The family surname Grice is believed to be descended originally from the Norman race. They were commonly believed to be of French origin but were,, more accurately, of Viking origin. The Vikings landed in the Orkneys and Northern Scotland about the year 870 AD, under their Chief, Stirgud the Stout. Later, under their Jarl, Thorfinn Rollo they invaded France about 940 AD The French King, Charles the Simple, became the first Duke of Normandy, the territory of the north men. Duke William who invaded and defeated England in 1066, was descended from the first Duke Rollo of Normandy.
Duke William took a census of most of England in 1068, and recorded it in the Domesday Book. A family name capable of being traced back to this document, or to Hastings, was a signal of honour for most families during the middle ages, and even to this day.
In the process of researching this distinguished family name the most ancient grant of Coat of Arms was traced from the branches which developed their own Arms. The most ancient grant of a Coat of Arms found was: Red and blue quartered background, on a silver sash, three black boars, tusked. The crest is a wild boar with a gold crown.
The surname Grice emerged as a notable English family name in the country of Norfolk where the original estates and village evolved from Bodise, then Brodiso, then Brockdish, and later Brokedish, and was, at one time, even mispelt Brokedisk. Grice has been incorrectly related affectionately to a small pig by some historians, but more properly it is translated as "the Grey". The family also gave their name to Grisewood from an ancient estate. By the 13th century at least one branch of the family had been lured north by Earl David of Huntingdon's (King David of Scotland) promise to the Norman nobles of lands in Scotland. Mungo Gryse was associated with the Abbot of Sweetheart Abbey in 1555, and later, during the religious turmoils of the 17th century, Robert Gricie of Buittle was accused of being a papist. Meanwhile, in England, the main stem of the family acquired estates in Iver in Buckinghamshire and at Littleton in Middlesex. They also branched to Essex. Notable amongst the family at this time was Grice of Brokedish.
The surname Grice contributed much to local politics and in the affairs of England or Scotland. During the 12th century many of these Norman families moved north to Scotland, following Earl David of Huntingdon who would become King of Scotland. Later, in the 16th, 17th and 18th centuries England and Scotland were ravaged be religious and political conflict. The Monarchy, the Church and Parliament fought for supremacy. The unrest caused many to think of distant lands.
Settlers in Ireland became known as the "Adventurers for the land in Ireland". They "undertook" to keep the Protestant faith, and were granted lands previously owned by the Irish. Elizabeth Grice was married to Alderman Daniel Hutchinson, Lord Mayor of Dublin in 1651. Elizabeth was descended from the main branch of Brokedish.
The attractions of the New World spread like wildfire. Many sailed aboard the fleet of sailing ships known as the "White Sails"

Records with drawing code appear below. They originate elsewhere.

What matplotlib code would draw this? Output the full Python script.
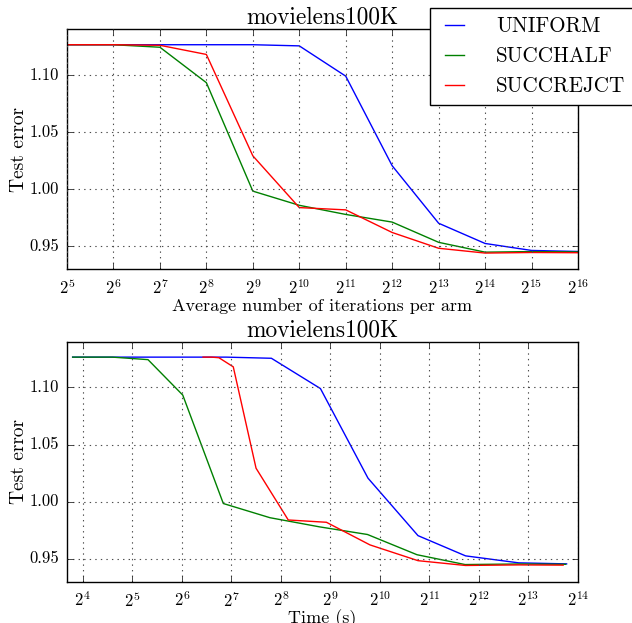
import matplotlib
matplotlib.use("Agg")
import matplotlib.pyplot as plt
from matplotlib.ticker import LogLocator, LogFormatterMathtext, NullLocator

plt.style.use('classic')
plt.rcParams['font.family'] = 'serif'
plt.rcParams['font.serif'] = ['cmr10']
plt.rcParams['mathtext.fontset'] = 'cm'
plt.rcParams['axes.unicode_minus'] = False
plt.rcParams['axes.formatter.use_mathtext'] = True

title = "movielens100K"
labels = ["UNIFORM", "SUCCHALF", "SUCCREJCT"]
colors = ["b", "g", "r"]

iters = [2**5, 2**6, 2**7, 2**8, 2**9, 2**10, 2**11, 2**12, 2**13, 2**14, 2**15, 2**16]

err_uniform = [1.1265, 1.1265, 1.1265, 1.1265, 1.1265, 1.1255, 1.099, 1.0206, 0.9703, 0.9526, 0.9465, 0.9456]
err_succhalf = [1.1265, 1.1265, 1.1243, 1.0933, 0.9984, 0.986, 0.978, 0.9713, 0.9536, 0.945, 0.9455, 0.9452]
err_succrej = [1.1265, 1.1265, 1.126, 1.118, 1.0293, 0.984, 0.982, 0.9622, 0.9484, 0.9442, 0.9447, 0.9445]

time_uniform = [13.9, 22.6, 39.4, 68.6, 119.4, 224.4, 445.7, 867.0, 1746.0, 3397.0, 7132.0, 13970.0]
time_succhalf = [13.9, 24.3, 39.9, 64.9, 114.5, 219.8, 439.5, 861.0, 1722.0, 3373.0, 7132.0, 13777.0]
time_succrej = [86.2, 97.0, 107.6, 131.6, 181.0, 284.1, 484.4, 891.4, 1746.0, 3397.0, 7132.0, 13308.0]

errs = [err_uniform, err_succhalf, err_succrej]
times = [time_uniform, time_succhalf, time_succrej]

W, H = 632, 623
fig = plt.figure(figsize=(W / 100, H / 100), dpi=100, facecolor='white')

def px_axes(l, t, r, b):
    return fig.add_axes([l / W, 1 - b / H, (r - l) / W, (b - t) / H])

ax1 = px_axes(67, 29.3, 578, 269.3)
ax2 = px_axes(67, 341.7, 578, 581.7)

tick_fs = 12
for ax in (ax1, ax2):
    ax.set_xscale('log', base=2)
    ax.xaxis.set_major_locator(LogLocator(base=2, numticks=20))
    ax.xaxis.set_major_formatter(LogFormatterMathtext(base=2))
    ax.xaxis.set_minor_locator(NullLocator())
    ax.set_ylim(0.93, 1.14)
    ax.set_yticks([0.95, 1.00, 1.05, 1.10])
    ax.set_yticklabels(["0.95", "1.00", "1.05", "1.10"])
    ax.grid(True, linestyle=':', color='0.3', linewidth=0.8)
    ax.tick_params(labelsize=tick_fs, pad=6)
    ax.set_ylabel("Test error", fontsize=14, labelpad=1)
    ax.set_title(title, fontsize=16.8, pad=4)

lines = []
for e, c, lab in zip(errs, colors, labels):
    ln, = ax1.plot(iters, e, color=c, lw=1.0, label=lab)
    lines.append(ln)
ax1.set_xlim(2**5, 2**16)
ax1.set_xlabel("Average number of iterations per arm", fontsize=13, labelpad=1)

for t, e, c in zip(times, errs, colors):
    ax2.plot(t, e, color=c, lw=1.0)
ax2.set_xlim(2**3.683, 2**14)
ax2.set_xlabel("Time (s)", fontsize=13, labelpad=0)

leg = fig.legend(lines, labels, loc='upper right', bbox_to_anchor=(634 / W, 1 - 8 / H),
                 bbox_transform=fig.transFigure, borderaxespad=0, fontsize=15.2,
                 handlelength=1.5, handletextpad=1.25, labelspacing=0.5,
                 borderpad=0.4, fancybox=False, frameon=True)
leg.get_frame().set_edgecolor('black')
leg.get_frame().set_linewidth(1.0)

fig.savefig("out.png", dpi=100, facecolor='white')
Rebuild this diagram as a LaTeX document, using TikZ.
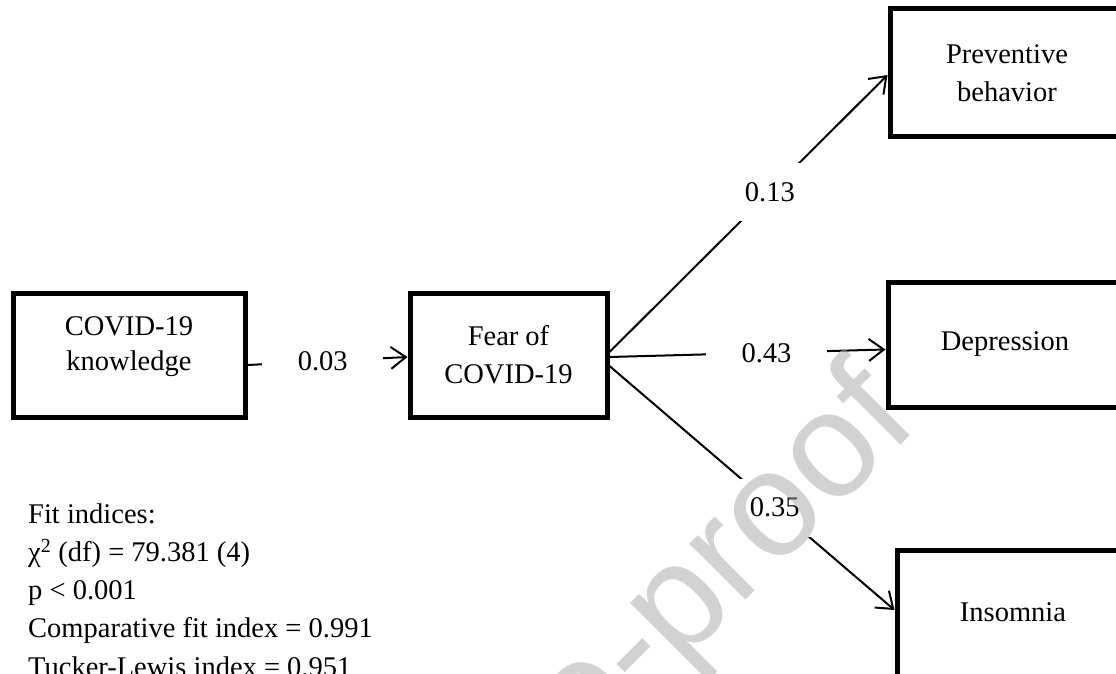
\documentclass[tikz,border=0pt]{standalone}
\usepackage{fontspec}
\setmainfont{Liberation Serif}
\newfontfamily\wmfont{Liberation Sans}
\usetikzlibrary{arrows.meta}
\begin{document}
\begin{tikzpicture}[x=1pt,y=-1pt,
  box/.style={draw, line width=5pt, rectangle, inner sep=0pt, align=center,
    font=\fontsize{28.5}{38}\selectfont},
  txt/.style={align=center, inner sep=0pt, font=\fontsize{28.5}{38}\selectfont},
  conn/.style={line width=2pt, -{Straight Barb[length=15pt,width=22pt,line width=2pt]}},
  lbl/.style={fill=white, minimum width=121pt, minimum height=58pt, inner sep=0pt,
    font=\fontsize{28.5}{38}\selectfont},
  fittxt/.style={anchor=base west, inner sep=0pt, font=\fontsize{28.5}{38}\selectfont},
  wm/.style={inner sep=0pt, font=\wmfont\fontsize{150}{150}\selectfont,
    text=black!35, text opacity=0.5},
]
\useasboundingbox (0,0) rectangle (1116,674);
\clip (0,0) rectangle (1116,674);

% boxes
\node[box, minimum width=232pt, minimum height=124pt] (K) at (129,355) {};
\node[txt, font=\fontsize{28.5}{35}\selectfont] (Kt) at (129,347) {COVID-19\\knowledge};
\node[box, minimum width=197pt, minimum height=124pt] (F) at (508.5,355) {Fear of\\COVID-19};
\node[box, minimum width=234pt, minimum height=128pt] (P) at (1007,73) {Preventive\\behavior};
\node[box, minimum width=234pt, minimum height=125pt] (D) at (1005,344.5) {Depression};
\node[box, minimum width=232pt, minimum height=140pt] (I) at (1013,620) {};
\node[txt] (It) at (1013,612) {Insomnia};

% connectors
\draw[conn] ([yshift=-10pt]K.east) -- ([yshift=-2pt]F.west)
  node[lbl, pos=.47] (l03) {0.03};
\draw[conn] ([yshift=3pt]F.east) -- ([yshift=-2pt]P.west)
  node[lbl, pos=.577] (l13) {0.13};
\draw[conn] ([yshift=-2pt]F.east) -- ([yshift=-5pt]D.west)
  node[lbl, pos=.569] (l43) {0.43};
\draw[conn] ([yshift=-11pt]F.east) -- ([yshift=10pt]I.west)
  node[lbl, pos=.58] (l35) {0.35};

% fit indices
\node[fittxt] (f1) at (28,523) {Fit indices:};
\node[fittxt] (f2) at (28,561.3) {χ\textsuperscript{2} (df) = 79.381 (4)};
\node[fittxt] (f3) at (28,599.6) {p < 0.001};
\node[fittxt] (f4) at (28,637.9) {Comparative fit index = 0.991};
\node[fittxt] (f5) at (28,676.2) {Tucker-Lewis index = 0.951};

% watermark
\node[wm, rotate=45, anchor=base west] (wmk) at (585,761) {e-proof};
\end{tikzpicture}
\end{document}
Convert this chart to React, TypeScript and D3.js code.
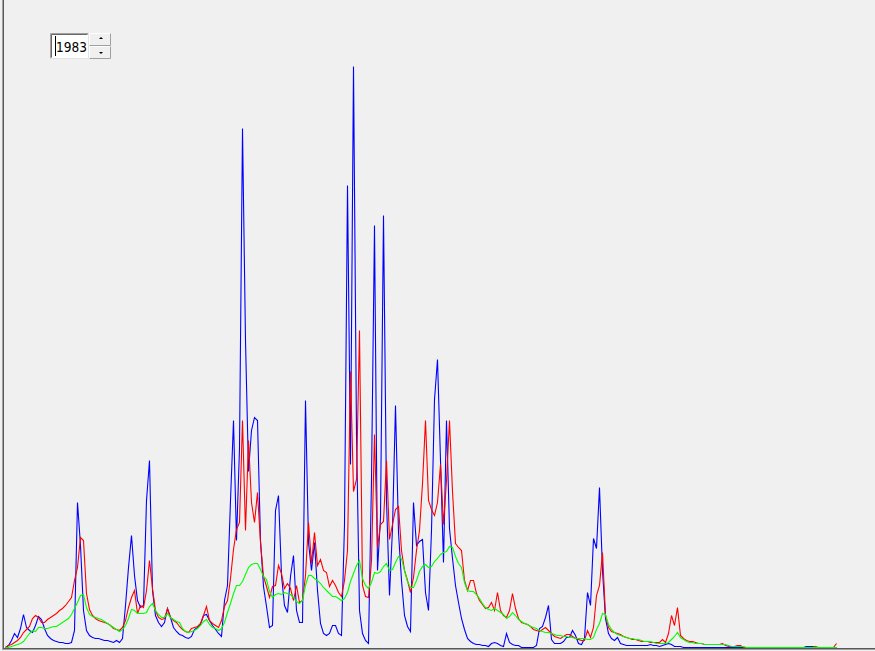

In North America, migrants which could be considered a kinsman of the family name Grice, or variable spellings of that same family name included Katherine Grice settled in Maryland in 1774 and H. Grice arrived in San Francisco in 1850. Other settlers named Gries or Griess are unrelated and are of Germanic origin. From the port of arrival many settlers joined the wagon trains westward. During the War of Independence some declared their loyalty to the Crown and moved northward into Canada and became know as the United Empire Loyalists.
Meanwhile, the family name was active in the social stream. There were many notables of this name, Grice. Benning Moore Grice, Supreme Court Justice of Georgia, U.S.A. , and his father Justice Warren Grice.
The following text comes from the New Zealand Le Grice site. Carl
The name Le Grice, however it is spelt, has three possible meanings. The first is a direct transition from Old French and simply means The Grey. Probably referring to hair ie "The Grey-haired Ones".
But if we keep digging it also means "Swine-herd" or "Pig Farmer". This translation is similar in both Middle French, Old French and even Icelandic.
Nothing is proven yet but via the Normans from Normandy in France a link can probably be traced back to Norseman who raided the European coastline as Vikings.
The third meaning is "The Well-Nourished One" and may be a play on the name Le Gros, meaning "The Big" .
The Le Grys/Le Grice family is reported by the College of Arms to be one of only eighty families in England who can trace their lineage back to 1066.